Wang Ji later befriended Wang Cheng, younger brother of Wang Yan, who was then Inspector of Jingzhou as part of the "three rabbit burrows strategy" (狡兔三窟) Wang Yan had put forward to Sima Yue, Prince of Donghai and regent for Emperors Hui and Huai. (Note: Sima Yue based himself in Xiang county near Xuchang. The strategy was that if the north were to fall, he can choose to flee to Jingzhou or Qingzhou (with the Wang brothers' clansman Wang Dun as inspector) where the trusted inspector can host him. The plan fell through due to the circumstances that befell the two men, but Wang Cheng and Wang Dun were able to amass so much power in the south because of this. Dun in particular grew so powerful that he became a threat to the Eastern Jin regime until his death in August 324.) As Wang Ji admired Wang Cheng, he became a close friend of the latter. Wang Cheng reciprocated the affection; Wang Ji soon became an important henchman of Wang Cheng's rule.

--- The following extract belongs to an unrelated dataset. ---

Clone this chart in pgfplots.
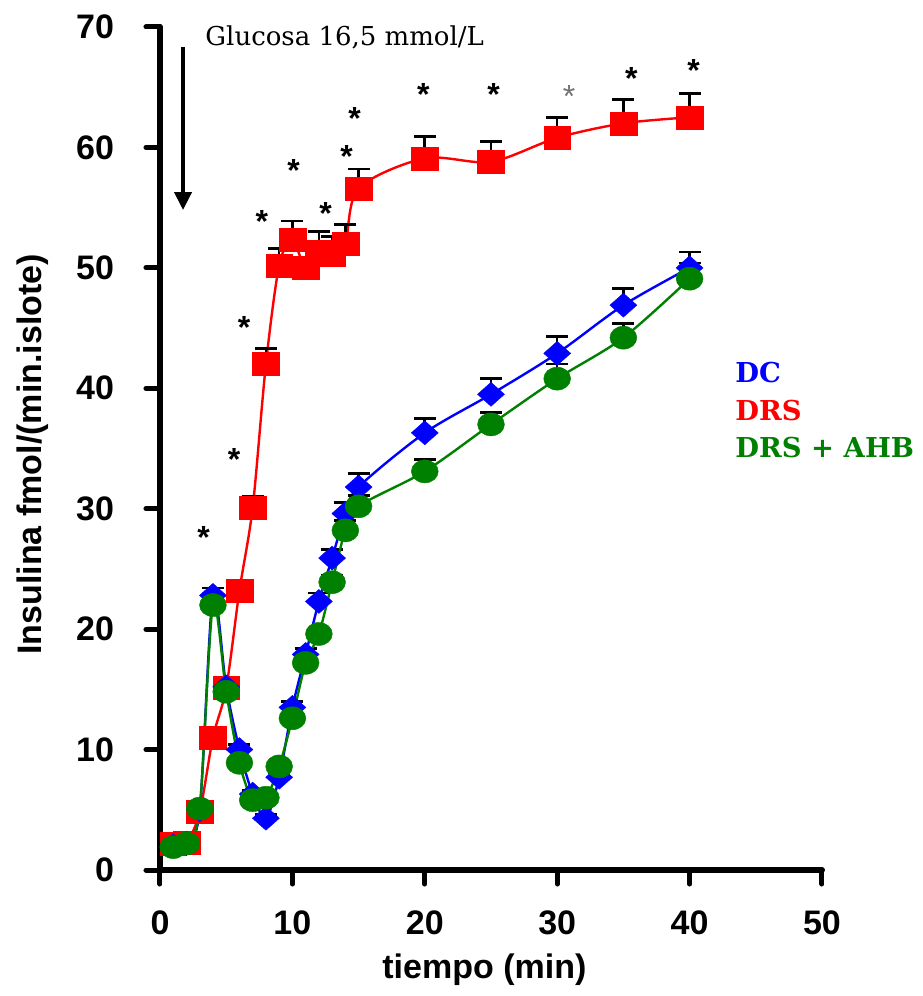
\documentclass[border=0pt]{standalone}
\usepackage{fontspec}
\setmainfont{Liberation Sans}
\newfontfamily\serifface{DejaVu Serif}
\usepackage{pgfplots}
\pgfplotsset{compat=1.18}
\usepackage{pgfplotstable}
\usetikzlibrary{arrows.meta}

\definecolor{dcblue}{RGB}{0,0,255}
\definecolor{drsred}{RGB}{255,0,0}
\definecolor{ahbgreen}{RGB}{0,128,0}

% time (min), insulin, upper error
\pgfplotstableread{
x y e
1 2.2 0.3
2 2.3 0.3
3 4.8 0.5
4 11.0 0.5
5 15.1 0.5
6 23.2 0.5
7 30.1 0.9
8 42.0 1.3
9 50.2 1.4
10 52.3 1.6
11 50.0 0.8
12 51.3 1.7
13 51.1 1.5
14 52.0 1.6
15 56.6 1.6
20 59.1 1.8
25 58.8 1.7
30 60.8 1.7
35 62.0 2.0
40 62.5 2.0
}\drs

\pgfplotstableread{
x y e
1 2.0 0.2
2 2.2 0.2
3 5.0 0.3
4 22.8 0.6
5 15.2 0.4
6 10.0 0.4
7 6.3 0.3
8 4.3 0.3
9 7.7 0.4
10 13.5 0.5
11 17.9 0.5
12 22.3 0.7
13 25.9 0.7
14 29.6 0.9
15 31.8 1.1
20 36.3 1.2
25 39.5 1.3
30 42.9 1.4
35 46.9 1.4
40 50.0 1.3
}\dc

\pgfplotstableread{
x y e
1 1.9 0.2
2 2.2 0.2
3 5.1 0.3
4 22.0 0.4
5 14.8 0.4
6 8.9 0.3
7 5.8 0.3
8 6.0 0.3
9 8.6 0.3
10 12.6 0.4
11 17.2 0.4
12 19.6 0.5
13 23.9 0.6
14 28.2 0.8
15 30.2 0.9
20 33.1 1.0
25 37.0 1.0
30 40.8 1.2
35 44.2 1.2
40 49.1 1.3
}\drsahb

% significance marks
\pgfplotstableread{
x y
3.3 28.2
5.6 34.7
6.35 45.6
7.7 54.4
10.1 58.7
12.5 55.1
14.1 59.8
14.7 63.0
19.9 65.0
25.2 65.0
35.6 66.3
40.3 67.0
}\stars

\pgfplotstableread{
x y
30.9 64.8
}\starsgray

\begin{document}
\begin{tikzpicture}
\begin{axis}[
  at={(0,0)}, anchor=south west,
  scale only axis,
  width=331pt, height=421.5pt,
  xmin=0, xmax=50, ymin=0, ymax=70,
  clip=false,
  axis lines=left,
  axis line style={-, line width=3pt, line cap=round},
  xtick={0,10,...,50},
  ytick={0,10,...,70},
  tick align=outside,
  major tick length=7pt,
  tick style={black, line width=2.5pt, line cap=round},
  /pgf/number format/assume math mode=true,
  tick label style={font=\fontsize{17}{20}\selectfont\bfseries},
  xticklabel style={yshift=-10pt},
  yticklabel style={xshift=-12.5pt},
  xlabel={tiempo (min)},
  ylabel={Insulina fmol/(min.islote)},
  label style={font=\fontsize{17}{20}\selectfont\bfseries},
  xlabel style={at={(axis description cs:0.49,0)}, anchor=center, yshift=-50pt},
  ylabel style={at={(axis description cs:0,0.493)}, anchor=center, yshift=63.5pt},
  error bars/y dir=plus,
  error bars/y explicit,
  error bars/error mark=-,
  error bars/error bar style={black, line width=1.3pt},
  error bars/error mark options={black, line width=1.3pt, mark size=5.5pt, rotate=90},
  legend style={draw=none, fill=none, at={(axis cs:43.46,42.1)}, anchor=north west,
    inner sep=0pt, outer sep=0pt, row sep=8.75pt,
    nodes={inner sep=0pt, text height=10pt, text depth=0pt},
    font=\serifface\bfseries\fontsize{13.7}{16}\selectfont},
  legend cell align=left,
]

\addlegendimage{empty legend}
\addlegendentry{\textcolor{dcblue}{DC}}
\addlegendimage{empty legend}
\addlegendentry{\textcolor{drsred}{DRS}}
\addlegendimage{empty legend}
\addlegendentry{\textcolor{ahbgreen}{DRS + AHB}}

\addplot[forget plot, drsred, line width=1.2pt, smooth,
  mark=square*, mark size=5.75pt,
  mark options={solid, fill=drsred, draw=drsred, line width=0.2pt, xscale=1.17}]
  table[x=x, y=y, y error=e] {\drs};

\addplot[forget plot, dcblue, line width=1.2pt, smooth,
  mark=diamond*, mark size=6pt,
  mark options={solid, fill=dcblue, draw=dcblue, line width=0.2pt, xscale=1.5}]
  table[x=x, y=y, y error=e] {\dc};

\addplot[forget plot, ahbgreen, line width=1.2pt, smooth,
  mark=*, mark size=5.75pt,
  mark options={solid, fill=ahbgreen, draw=ahbgreen, line width=0.2pt, xscale=1.17}]
  table[x=x, y=y, y error=e] {\drsahb};

\addplot[forget plot, draw=none, mark=none,
  nodes near coords={*}, nodes near coords align=center,
  every node near coord/.append style={font=\fontsize{16}{18}\selectfont\bfseries, black, anchor=center, yshift=-3.5pt}]
  table[x=x, y=y] {\stars};

\addplot[forget plot, draw=none, mark=none,
  nodes near coords={*}, nodes near coords align=center,
  every node near coord/.append style={font=\fontsize{16}{18}\selectfont, black!55, anchor=center, yshift=-3.5pt}]
  table[x=x, y=y] {\starsgray};

\draw[line width=2pt, -{Triangle[width=8.5pt, length=9pt]}] (axis cs:1.74,68.3) -- (axis cs:1.74,54.8);
\node[anchor=base west, inner sep=0pt, font=\serifface\fontsize{13}{15}\selectfont] at (axis cs:3.4,68.5) {Glucosa 16,5 mmol/L};

\end{axis}
\pgfresetboundingbox
\useasboundingbox (-80pt,-63pt) rectangle (381pt,435pt);
\end{tikzpicture}
\end{document}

However, both Wang Cheng and Wang Ji were frequently drunk and they neglected administrative affairs; the populace grew increasingly discontent. In c.312, (Note: By this point, both Sima Yue and Wang Yan had died, while Luoyang had fallen in the Disaster of Yongjia.) Wang Cheng was eventually forced to relinquish his post of Inspector of Jingzhou after being repeatedly defeated by the rebel Du Tao, and to relocate to Jianye. On his way to Jianye, Wang Cheng offended Wang Dun, who then accused Cheng of consorting with Du Tao, and arranged for Cheng to be strangled. Fearing for his life, Wang Ji asked Wang Dun to appoint him Inspector of Guangzhou, as his father and elder brother had previously held the post; Wang Dun refused. Wen Shao (温卲), a general stationed at Guangzhou, decided to rebel against the incumbent Inspector of Guangzhou Guo Ne (郭讷), and invited Wang to take over as Inspector; Wang then sent about a thousand of his servants and associates to Guangzhou. While Guo sent troops to intercept Wang, as these troops all formerly served under Wang's father or elder brother, they surrendered to Wang instead. Guo then vacated his position and let Wang take over Guangzhou. (Note: Wang Ji's biography in Book of Jin recorded that when Wang approached Guo to ask for his tally (a symbol of his office), Guo sighed, "In the past, Su Wu managed to retain his tally, and past histories sing his praises. This tally is temporarily placed in my care by the heavenly dynasty (i.e. the Jin imperial court). By my honor, I cannot give it to you; you may send your troops to come claim it." Ashamed, Wang Ji dropped his demand.)

In c.315, Wang Ji, fearing that Wang Dun may attack him, petitioned Wang Dun for the post of Inspector of Jiaozhou. At around the same time, Du Hong (杜弘), a subordinate of Du Tao, surrendered to Wang Ji. Wang Dun then decided to use Wang Ji and Du Hong to attack Liang Shuo; Dun then nominated Ji as Inspector of Jiaozhou. Wang Ji and Du Hong had reached Yulin Commandery when they were repelled by Liang and his nominee as Inspector of Jiaozhou, Xiu Zhan (修湛; son of Xiu Ze [修则] (Note: Xiu Ze had a stint as Inspector of Jiaozhou under Eastern Wu; he was killed in battle against Jin general Mao Jiong in 268. Xiu Zhan's brother Xiu Yun was working alongside Tao Huang when he killed Mao Jiong.)). Wang Ji then returned to Guangzhou together with Du Hong, Wen Shao and Liu Shen (刘沈), a xiucai of Jiaozhou. Wang Dun then sent Tao Kan to pacify Guangzhou. Through Tao's efforts, Wen Shao and Liu Shen were captured and executed, while Wang Ji died of illness and Du Hong surrendered to Wang Dun. Tao Kan's subordinate Xu Gao (许高) dug up Wang's body and beheaded the corpse; Xu also killed Wang's two sons.